Dec 06, 2007 23:42
Everyone should youtube Flight of the Concords...they are amazing. "Business Time", "Jenny", and "Hiphopopotomus vs. Rhymenocerus" are the best.
Sigh. There is something so wrong in my life. Something is so very, very wrong. I know what the general problem is, but I have no idea what the specifics are. I am ignoring God in a big way. I am not spending time with Him, not spending time in real prayer, not seeking Him and glorifying Him with my actions. When I have to pray to Him to bail me out of a situation, that is not glorifying to Him. He must be super tired of bailing me out.
All it takes is spending ten minutes just reading my Bible. Five minutes of actually praying. Praise. Thanksgiving. Supplication. CONFESSION. Naming three things I've done that did not glorify Him. Naming three things I did that DID glorify Him. It's not that hard.

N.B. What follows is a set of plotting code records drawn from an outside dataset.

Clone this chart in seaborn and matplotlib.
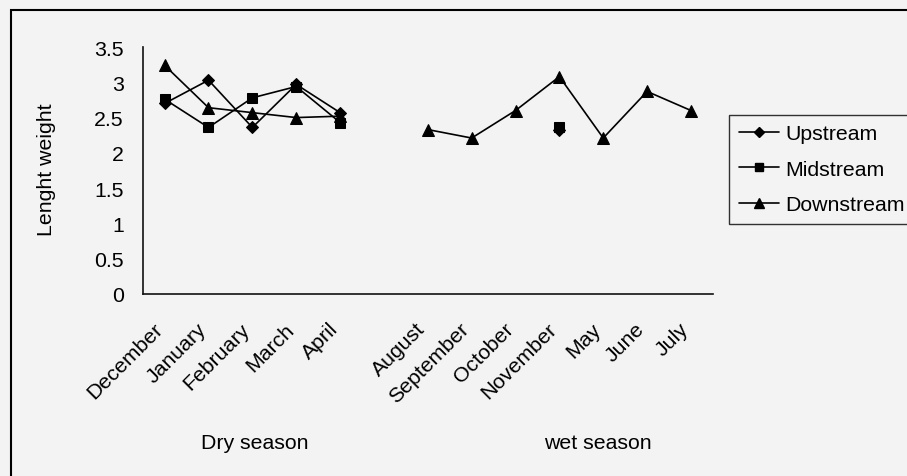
import numpy as np
import pandas as pd
import matplotlib
matplotlib.use("Agg")
import matplotlib.pyplot as plt
from matplotlib.lines import Line2D
from matplotlib.patches import Rectangle
import matplotlib.transforms as mtrans
import seaborn as sns

# ---- data ----
months = ["December", "January", "February", "March", "April", "",
          "August", "September", "October", "November", "May", "June", "July"]
seasons = ["Dry"] * 5 + [""] + ["Wet"] * 7
upstream = [2.70, 3.03, 2.36, 2.97, 2.57, np.nan,
            np.nan, np.nan, np.nan, 2.32, np.nan, np.nan, np.nan]
midstream = [2.76, 2.36, 2.78, 2.94, 2.43, np.nan,
             np.nan, np.nan, np.nan, 2.37, np.nan, np.nan, np.nan]
downstream = [3.24, 2.64, 2.57, 2.50, 2.52, np.nan,
              2.33, 2.21, 2.60, 3.08, 2.21, 2.87, 2.60]
sites = ["Upstream", "Midstream", "Downstream"]
season_labels = ["Dry season", "wet season"]
yticks = [0, 0.5, 1, 1.5, 2, 2.5, 3, 3.5]
ytick_labels = ["0", "0.5", "1", "1.5", "2", "2.5", "3", "3.5"]

rows = []
for site, vals in zip(sites, [upstream, midstream, downstream]):
    for i, (m, s, v) in enumerate(zip(months, seasons, vals)):
        rows.append({"pos": i, "month": m, "season": s, "site": site, "value": v})
df = pd.DataFrame(rows).dropna(subset=["value"])

# ---- style ----
sns.set_style("white")
plt.rcParams["font.family"] = ["Liberation Sans", "DejaVu Sans"]
for k in ["text.color", "axes.labelcolor", "xtick.color", "ytick.color"]:
    plt.rcParams[k] = "black"
bg = "#f3f3f3"
fs = 15.3

fig = plt.figure(figsize=(9.07, 4.77), dpi=100, facecolor=bg)
W, H = 907, 477
x0, x1 = 142.7, 712.9
ytop, ybot = 48, 295
ax = fig.add_axes([x0 / W, 1 - ybot / H, (x1 - x0) / W, (ybot - ytop) / H])
ax.set_facecolor(bg)

markers = {"Upstream": "D", "Midstream": "s", "Downstream": "^"}
msizes = {"Upstream": 6.5, "Midstream": 7, "Downstream": 8.5}

for season in ["Dry", "Wet"]:
    sub = df[df["season"] == season]
    for site in sites:
        d = sub[sub["site"] == site]
        sns.lineplot(data=d, x="pos", y="value", color="black",
                     marker=markers[site], markersize=msizes[site],
                     markeredgecolor="black", markerfacecolor="black",
                     linewidth=1.2, ax=ax, legend=False, sort=True)

ax.set_xlim(-0.5, len(months) - 0.5)
ax.set_ylim(0, 3.5)
ax.set_yticks(yticks)
ax.set_yticklabels(ytick_labels, fontsize=fs)
ax.set_xticks(range(len(months)))
ax.set_xticklabels(months, rotation=45, ha="right", rotation_mode="anchor", fontsize=fs)
ax.set_xticks(np.arange(-0.5, len(months)), minor=True)
ax.tick_params(axis="x", which="major", length=0, pad=8)
ax.tick_params(axis="x", which="minor", length=6, width=1.2, direction="out", color="#111111")
ax.tick_params(axis="y", which="major", length=6.5, width=1.2, direction="out", color="#111111", pad=7)
offset = mtrans.ScaledTranslation(-12 / 100, -14 / 100, fig.dpi_scale_trans)
for lab in ax.get_xticklabels():
    lab.set_transform(lab.get_transform() + offset)
ax.set_xlabel("")
ax.set_ylabel("Lenght weight", fontsize=fs, va="center")
ax.yaxis.set_label_coords(-0.168, 0.508)
for side in ["top", "right"]:
    ax.spines[side].set_visible(False)
for side in ["left", "bottom"]:
    ax.spines[side].set_color("#111111")
    ax.spines[side].set_linewidth(1.2)

# season labels
trans = mtrans.blended_transform_factory(ax.transData, fig.transFigure)
ax.text(2.06, 1 - 444 / H, season_labels[0], transform=trans, ha="center", va="center", fontsize=fs)
ax.text(9.88, 1 - 444 / H, season_labels[1], transform=trans, ha="center", va="center", fontsize=fs)

# legend
handles = [Line2D([0], [0], color="black", lw=1.2, marker=markers[s], markersize=msizes[s] - 1,
                  markerfacecolor="black", markeredgecolor="black") for s in sites]
leg = fig.legend(handles, sites, loc="lower left", bbox_to_anchor=(729 / W, 1 - 225 / H),
                 bbox_transform=fig.transFigure, borderaxespad=0, frameon=True, fancybox=False,
                 fontsize=fs, handlelength=1.9, handletextpad=0.3, labelspacing=0.78,
                 borderpad=0.45)
leg.get_frame().set_edgecolor("black")
leg.get_frame().set_linewidth(1.0)
leg.get_frame().set_facecolor(bg)

# outer frame
fig.patches.append(Rectangle((11 / W, -0.1), 1.2, 1.1 - 11 / H, transform=fig.transFigure,
                             fill=False, edgecolor="black", linewidth=1.5, zorder=0))

fig.savefig("out.png", dpi=100, facecolor=bg)
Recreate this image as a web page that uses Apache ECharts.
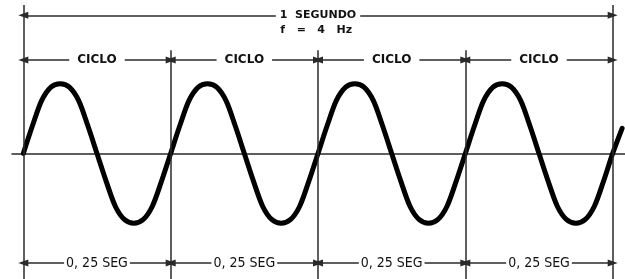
<!DOCTYPE html>
<html>
<head>
<meta charset="utf-8">
<script src="https://cdn.jsdelivr.net/npm/echarts@6/dist/echarts.min.js"></script>
<style>
    html, body { margin: 0; padding: 0; background: #fff; }
    #chart { width: 625px; height: 279px; }
</style>
</head>
<body>
<div id="chart"></div>
<script>
    // datos (tiempo en segundos, amplitud normalizada)
    const cycleEdges = [0, 0.25, 0.5, 0.75, 1];
    const cycleLabels = ['CICLO', 'CICLO', 'CICLO', 'CICLO'];
    const periodLabels = ['0, 25 SEG', '0, 25 SEG', '0, 25 SEG', '0, 25 SEG'];
    const totalLabel = '1  SEGUNDO';
    const freqLabel = 'f   =   4   Hz';

    // muestras cada 1/64 s
    const waveTime = [
        0, 0.015625, 0.03125, 0.046875, 0.0625, 0.078125, 0.09375, 0.109375,
        0.125, 0.140625, 0.15625, 0.171875, 0.1875, 0.203125, 0.21875, 0.234375,
        0.25, 0.265625, 0.28125, 0.296875, 0.3125, 0.328125, 0.34375, 0.359375,
        0.375, 0.390625, 0.40625, 0.421875, 0.4375, 0.453125, 0.46875, 0.484375,
        0.5, 0.515625, 0.53125, 0.546875, 0.5625, 0.578125, 0.59375, 0.609375,
        0.625, 0.640625, 0.65625, 0.671875, 0.6875, 0.703125, 0.71875, 0.734375,
        0.75, 0.765625, 0.78125, 0.796875, 0.8125, 0.828125, 0.84375, 0.859375,
        0.875, 0.890625, 0.90625, 0.921875, 0.9375, 0.953125, 0.96875, 0.984375,
        1, 1.016
    ];
    const waveValue = [
        0, 0.4, 0.76, 0.95, 1, 0.95, 0.76, 0.4,
        0, -0.4, -0.76, -0.95, -1, -0.95, -0.76, -0.4,
        0, 0.4, 0.76, 0.95, 1, 0.95, 0.76, 0.4,
        0, -0.4, -0.76, -0.95, -1, -0.95, -0.76, -0.4,
        0, 0.4, 0.76, 0.95, 1, 0.95, 0.76, 0.4,
        0, -0.4, -0.76, -0.95, -1, -0.95, -0.76, -0.4,
        0, 0.4, 0.76, 0.95, 1, 0.95, 0.76, 0.4,
        0, -0.4, -0.76, -0.95, -1, -0.95, -0.76, -0.4,
        0, 0.36
    ];

    // alturas de las cotas (en unidades del eje y)
    const rowTotal = 1.98;
    const rowFreq = 1.77;
    const rowCycle = 1.34;
    const rowPeriod = -1.57;
    const outerTop = 2.13;
    const innerTop = 1.48;
    const lineBottom = -1.8;

    const lineColor = '#2a2a2a';

    function arrowRow(y, labels) {
        const out = [];
        for (let i = 0; i < labels.length; i++) {
            out.push([
                {coord: [cycleEdges[i], y], name: labels[i]},
                {coord: [cycleEdges[i + 1], y]}
            ]);
        }
        return out;
    }

    const verticals = cycleEdges.map((x, i) => {
        const top = (i === 0 || i === cycleEdges.length - 1) ? outerTop : innerTop;
        return [{coord: [x, top]}, {coord: [x, lineBottom]}];
    });

    const waveData = waveTime.map((t, i) => [t, waveValue[i]]);

    const dimLine = {color: lineColor, width: 1.5, type: 'solid'};

    function dimLabel(font, size, weight, pad) {
        return {
            show: true,
            position: 'middle',
            distance: 0,
            verticalAlign: 'middle',
            align: 'center',
            formatter: '{b}',
            color: '#111',
            fontFamily: font,
            fontWeight: weight,
            fontSize: size,
            backgroundColor: '#fff',
            padding: pad
        };
    }

    let option = {
        animation: false,
        backgroundColor: '#fff',
        grid: {left: 12, right: 0, top: 0, bottom: 0},
        xAxis: {
            type: 'value',
            min: -0.0192,
            max: 1.0209,
            axisLine: {show: true, onZero: true, lineStyle: {color: lineColor, width: 1.5}},
            axisTick: {show: false},
            axisLabel: {show: false},
            splitLine: {show: false}
        },
        yAxis: {
            type: 'value',
            min: -1.8,
            max: 2.2,
            show: false,
            splitLine: {show: false}
        },
        series: [
            {
                // líneas verticales
                type: 'line',
                data: [],
                silent: true,
                markLine: {
                    silent: true,
                    symbol: ['none', 'none'],
                    label: {show: false},
                    lineStyle: dimLine,
                    emphasis: {disabled: true},
                    data: verticals
                }
            },
            {
                // 1 SEGUNDO
                type: 'line',
                data: [],
                markLine: {
                    silent: true,
                    symbol: ['triangle', 'triangle'],
                    symbolSize: [7, 10],
                    lineStyle: dimLine,
                    emphasis: {disabled: true},
                    label: dimLabel('DejaVu Sans', 11, 'bold', [1, 4]),
                    data: [[{coord: [0, rowTotal], name: totalLabel}, {coord: [1, rowTotal]}]]
                },
                markPoint: {
                    silent: true,
                    symbol: 'circle',
                    symbolSize: 0,
                    label: {
                        show: true,
                        position: 'inside',
                        formatter: '{b}',
                        color: '#111',
                        fontFamily: 'DejaVu Sans',
                        fontWeight: 'bold',
                        fontSize: 11
                    },
                    data: [{coord: [0.497, rowFreq], name: freqLabel}]
                }
            },
            {
                // CICLO
                type: 'line',
                data: [],
                markLine: {
                    silent: true,
                    symbol: ['triangle', 'triangle'],
                    symbolSize: [7, 10],
                    lineStyle: dimLine,
                    emphasis: {disabled: true},
                    label: dimLabel('DejaVu Sans', 12, 'bold', [1, 8]),
                    data: arrowRow(rowCycle, cycleLabels)
                }
            },
            {
                // 0,25 SEG
                type: 'line',
                data: [],
                markLine: {
                    silent: true,
                    symbol: ['triangle', 'triangle'],
                    symbolSize: [7, 10],
                    lineStyle: dimLine,
                    emphasis: {disabled: true},
                    label: dimLabel('DejaVu Sans Condensed', 14, 'normal', [1, 2]),
                    data: arrowRow(rowPeriod, periodLabels)
                }
            },
            {
                // onda senoidal
                type: 'line',
                data: waveData,
                smooth: 0.3,
                showSymbol: false,
                silent: true,
                lineStyle: {color: '#000', width: 5, cap: 'round', join: 'round'}
            }
        ]
    };

    let chart = echarts.init(document.getElementById('chart'), null, {renderer: 'canvas'});
    chart.setOption(option);
    window.addEventListener('resize', function () {
        chart.resize();
    });
</script>
</body>
</html>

Yet I can never do it. I get distracted, make excuses, or just choose not to.
I AM NOT WEAK!!!! Not in Christ, not with His strength that He graciously gives.
I can do all things through Christ who gives me strength.
Here is a trustworthy saying that deserves full acceptance: Christ Jesus came into the world to save sinners--of whom I am the worst.
I can't wait for the day when I will truly know God. When I will see Him face to face. When there will be nothing to hide. Nothing to do but praise Him day and night, nothing to do but live in perfect fellowship with Him and the ones who love Him. No sin, no pain, no tears, no hurt, no trace of evil left.
But until then, I have to do the best I can with what He's given me. And He has given me immeasurably more than I can ever know. Why then can I not give some of it back to Him?
I want to look to Him and truly live. Fill me with your Spirit, Lord Jesus.